Most of us can reflect on those reactions. How do we overcome the fear, the mental anguish and inner fighting we put ourselves through? How do we over come the negative and the harshness that our minds only allow us to see in those times?
*shrugs* do we just swim and ignore the screaming? hope and pray that the pain eases quickly and that the new will soon be the norm?

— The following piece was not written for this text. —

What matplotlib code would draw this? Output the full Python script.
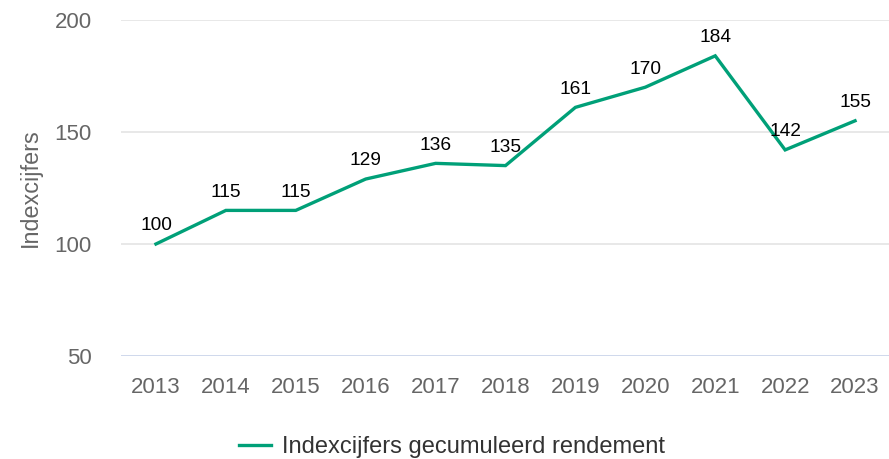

I was a fighter....I was hellbent on keeping hold of what I could. I was in control that way. It was easy for me to sit and whinge about my arse and gutt that poked out and feed my lazy bones. Far easier to let people think I was pregnant and not fat, humouring people when they asked me when I was due, rubbing my insecure ego. Hiding behind my scenes of humour and having others laugh at my silly ways. Standing back in awe of those who actually did something productive, positive for their lives...and hating them all the way for having the confidence, motivation and self worth that I declined to except.
I am still a fighter...I fight a different cause now.
I'm fighting for my life, for my health and now my happiness.
I am no longer hiding behind the lies I formed.
I no longer loath or hate those who love their lives. I have learnt from them. I smile at their happiness.
I am thankful to them for showing me that habits can be broken and life is worth every part of my being for the happiness it brings.
Things I have learnt this week (this is going to be a Tuesday thing from now one)
- Milk is not a good substitute for water - Ive been drinking far to much off it and my tummy swells like I'm 5 months pregnant when I drink it. I dont want to go back there (NOOOOO runs and hides)
- There was a really good reason why I stopped eating oranges - eczema has come back under my arms and in spots that just ain't cool.
- Squats are fantastic - even the DOM's after making me feel alive
- Cinema pop corn really taste shit - I had my first taste in over a year this weekend and it was YUCK!